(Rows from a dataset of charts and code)
════════════════

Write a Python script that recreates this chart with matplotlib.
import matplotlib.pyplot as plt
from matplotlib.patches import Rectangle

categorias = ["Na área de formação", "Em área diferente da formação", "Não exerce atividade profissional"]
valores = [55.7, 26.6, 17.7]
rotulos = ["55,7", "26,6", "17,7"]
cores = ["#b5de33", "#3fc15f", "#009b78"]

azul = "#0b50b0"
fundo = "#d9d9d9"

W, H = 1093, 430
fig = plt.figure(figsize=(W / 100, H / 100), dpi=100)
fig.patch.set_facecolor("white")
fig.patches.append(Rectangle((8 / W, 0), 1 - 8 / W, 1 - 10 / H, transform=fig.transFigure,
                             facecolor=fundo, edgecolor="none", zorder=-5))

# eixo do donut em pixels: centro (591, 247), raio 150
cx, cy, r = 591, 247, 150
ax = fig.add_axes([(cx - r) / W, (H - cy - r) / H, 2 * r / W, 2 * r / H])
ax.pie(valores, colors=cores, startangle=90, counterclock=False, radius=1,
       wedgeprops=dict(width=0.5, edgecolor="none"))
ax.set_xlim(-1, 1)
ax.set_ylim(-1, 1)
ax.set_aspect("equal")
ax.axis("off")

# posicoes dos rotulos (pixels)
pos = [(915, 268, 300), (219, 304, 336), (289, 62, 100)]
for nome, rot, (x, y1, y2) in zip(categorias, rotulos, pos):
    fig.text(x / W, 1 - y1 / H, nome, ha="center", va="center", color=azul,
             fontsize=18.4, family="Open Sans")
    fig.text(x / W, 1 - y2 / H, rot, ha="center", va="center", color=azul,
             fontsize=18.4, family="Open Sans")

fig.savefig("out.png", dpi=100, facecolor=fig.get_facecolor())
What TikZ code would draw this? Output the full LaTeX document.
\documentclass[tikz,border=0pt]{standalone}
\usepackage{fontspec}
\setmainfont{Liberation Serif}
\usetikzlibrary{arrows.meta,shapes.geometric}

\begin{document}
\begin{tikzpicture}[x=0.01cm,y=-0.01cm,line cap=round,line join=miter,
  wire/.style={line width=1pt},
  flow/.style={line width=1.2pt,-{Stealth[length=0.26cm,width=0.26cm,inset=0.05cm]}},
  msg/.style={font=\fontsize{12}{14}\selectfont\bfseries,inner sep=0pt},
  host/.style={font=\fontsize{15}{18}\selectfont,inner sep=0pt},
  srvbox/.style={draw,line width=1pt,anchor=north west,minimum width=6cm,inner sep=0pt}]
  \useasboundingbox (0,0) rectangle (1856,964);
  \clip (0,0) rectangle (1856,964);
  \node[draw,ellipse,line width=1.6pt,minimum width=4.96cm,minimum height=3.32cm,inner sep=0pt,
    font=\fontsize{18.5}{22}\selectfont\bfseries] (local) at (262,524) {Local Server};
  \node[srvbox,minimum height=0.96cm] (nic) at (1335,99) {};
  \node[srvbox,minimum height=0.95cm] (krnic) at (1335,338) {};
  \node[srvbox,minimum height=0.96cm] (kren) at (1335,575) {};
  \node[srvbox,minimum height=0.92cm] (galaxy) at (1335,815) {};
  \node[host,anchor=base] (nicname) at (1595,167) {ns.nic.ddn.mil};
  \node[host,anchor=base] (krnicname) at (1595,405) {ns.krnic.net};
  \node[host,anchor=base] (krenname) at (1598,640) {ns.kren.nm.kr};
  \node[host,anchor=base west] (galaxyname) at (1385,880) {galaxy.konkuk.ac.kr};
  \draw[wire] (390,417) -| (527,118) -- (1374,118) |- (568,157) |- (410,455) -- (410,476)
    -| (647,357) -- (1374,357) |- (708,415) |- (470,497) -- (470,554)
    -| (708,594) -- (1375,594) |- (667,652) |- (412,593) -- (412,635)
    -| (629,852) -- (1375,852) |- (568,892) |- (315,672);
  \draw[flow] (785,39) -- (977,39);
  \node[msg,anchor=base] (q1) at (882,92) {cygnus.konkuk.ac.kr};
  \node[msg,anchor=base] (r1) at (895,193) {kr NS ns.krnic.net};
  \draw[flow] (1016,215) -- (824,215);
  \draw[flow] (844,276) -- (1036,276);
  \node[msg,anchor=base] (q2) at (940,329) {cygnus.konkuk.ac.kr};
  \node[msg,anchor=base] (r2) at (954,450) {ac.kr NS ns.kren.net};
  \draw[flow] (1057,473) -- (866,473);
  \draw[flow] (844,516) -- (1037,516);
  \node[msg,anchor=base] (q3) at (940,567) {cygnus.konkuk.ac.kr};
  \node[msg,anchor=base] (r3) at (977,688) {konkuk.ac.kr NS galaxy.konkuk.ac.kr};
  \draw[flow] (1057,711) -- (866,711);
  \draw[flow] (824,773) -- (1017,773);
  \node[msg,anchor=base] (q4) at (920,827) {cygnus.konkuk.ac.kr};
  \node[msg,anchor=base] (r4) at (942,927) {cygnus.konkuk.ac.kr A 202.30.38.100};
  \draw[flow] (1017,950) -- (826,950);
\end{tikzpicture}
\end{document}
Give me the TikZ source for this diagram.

════════════════

DO THIS
Without omitting anything, output the entries exactly.

REPLY
Write a Python script that recreates this chart with matplotlib.
import matplotlib.pyplot as plt
from matplotlib.patches import Rectangle

categorias = ["Na área de formação", "Em área diferente da formação", "Não exerce atividade profissional"]
valores = [55.7, 26.6, 17.7]
rotulos = ["55,7", "26,6", "17,7"]
cores = ["#b5de33", "#3fc15f", "#009b78"]

azul = "#0b50b0"
fundo = "#d9d9d9"

W, H = 1093, 430
fig = plt.figure(figsize=(W / 100, H / 100), dpi=100)
fig.patch.set_facecolor("white")
fig.patches.append(Rectangle((8 / W, 0), 1 - 8 / W, 1 - 10 / H, transform=fig.transFigure,
                             facecolor=fundo, edgecolor="none", zorder=-5))

# eixo do donut em pixels: centro (591, 247), raio 150
cx, cy, r = 591, 247, 150
ax = fig.add_axes([(cx - r) / W, (H - cy - r) / H, 2 * r / W, 2 * r / H])
ax.pie(valores, colors=cores, startangle=90, counterclock=False, radius=1,
       wedgeprops=dict(width=0.5, edgecolor="none"))
ax.set_xlim(-1, 1)
ax.set_ylim(-1, 1)
ax.set_aspect("equal")
ax.axis("off")

# posicoes dos rotulos (pixels)
pos = [(915, 268, 300), (219, 304, 336), (289, 62, 100)]
for nome, rot, (x, y1, y2) in zip(categorias, rotulos, pos):
    fig.text(x / W, 1 - y1 / H, nome, ha="center", va="center", color=azul,
             fontsize=18.4, family="Open Sans")
    fig.text(x / W, 1 - y2 / H, rot, ha="center", va="center", color=azul,
             fontsize=18.4, family="Open Sans")

fig.savefig("out.png", dpi=100, facecolor=fig.get_facecolor())
What TikZ code would draw this? Output the full LaTeX document.
\documentclass[tikz,border=0pt]{standalone}
\usepackage{fontspec}
\setmainfont{Liberation Serif}
\usetikzlibrary{arrows.meta,shapes.geometric}

\begin{document}
\begin{tikzpicture}[x=0.01cm,y=-0.01cm,line cap=round,line join=miter,
  wire/.style={line width=1pt},
  flow/.style={line width=1.2pt,-{Stealth[length=0.26cm,width=0.26cm,inset=0.05cm]}},
  msg/.style={font=\fontsize{12}{14}\selectfont\bfseries,inner sep=0pt},
  host/.style={font=\fontsize{15}{18}\selectfont,inner sep=0pt},
  srvbox/.style={draw,line width=1pt,anchor=north west,minimum width=6cm,inner sep=0pt}]
  \useasboundingbox (0,0) rectangle (1856,964);
  \clip (0,0) rectangle (1856,964);
  \node[draw,ellipse,line width=1.6pt,minimum width=4.96cm,minimum height=3.32cm,inner sep=0pt,
    font=\fontsize{18.5}{22}\selectfont\bfseries] (local) at (262,524) {Local Server};
  \node[srvbox,minimum height=0.96cm] (nic) at (1335,99) {};
  \node[srvbox,minimum height=0.95cm] (krnic) at (1335,338) {};
  \node[srvbox,minimum height=0.96cm] (kren) at (1335,575) {};
  \node[srvbox,minimum height=0.92cm] (galaxy) at (1335,815) {};
  \node[host,anchor=base] (nicname) at (1595,167) {ns.nic.ddn.mil};
  \node[host,anchor=base] (krnicname) at (1595,405) {ns.krnic.net};
  \node[host,anchor=base] (krenname) at (1598,640) {ns.kren.nm.kr};
  \node[host,anchor=base west] (galaxyname) at (1385,880) {galaxy.konkuk.ac.kr};
  \draw[wire] (390,417) -| (527,118) -- (1374,118) |- (568,157) |- (410,455) -- (410,476)
    -| (647,357) -- (1374,357) |- (708,415) |- (470,497) -- (470,554)
    -| (708,594) -- (1375,594) |- (667,652) |- (412,593) -- (412,635)
    -| (629,852) -- (1375,852) |- (568,892) |- (315,672);
  \draw[flow] (785,39) -- (977,39);
  \node[msg,anchor=base] (q1) at (882,92) {cygnus.konkuk.ac.kr};
  \node[msg,anchor=base] (r1) at (895,193) {kr NS ns.krnic.net};
  \draw[flow] (1016,215) -- (824,215);
  \draw[flow] (844,276) -- (1036,276);
  \node[msg,anchor=base] (q2) at (940,329) {cygnus.konkuk.ac.kr};
  \node[msg,anchor=base] (r2) at (954,450) {ac.kr NS ns.kren.net};
  \draw[flow] (1057,473) -- (866,473);
  \draw[flow] (844,516) -- (1037,516);
  \node[msg,anchor=base] (q3) at (940,567) {cygnus.konkuk.ac.kr};
  \node[msg,anchor=base] (r3) at (977,688) {konkuk.ac.kr NS galaxy.konkuk.ac.kr};
  \draw[flow] (1057,711) -- (866,711);
  \draw[flow] (824,773) -- (1017,773);
  \node[msg,anchor=base] (q4) at (920,827) {cygnus.konkuk.ac.kr};
  \node[msg,anchor=base] (r4) at (942,927) {cygnus.konkuk.ac.kr A 202.30.38.100};
  \draw[flow] (1017,950) -- (826,950);
\end{tikzpicture}
\end{document}
Give me the TikZ source for this diagram.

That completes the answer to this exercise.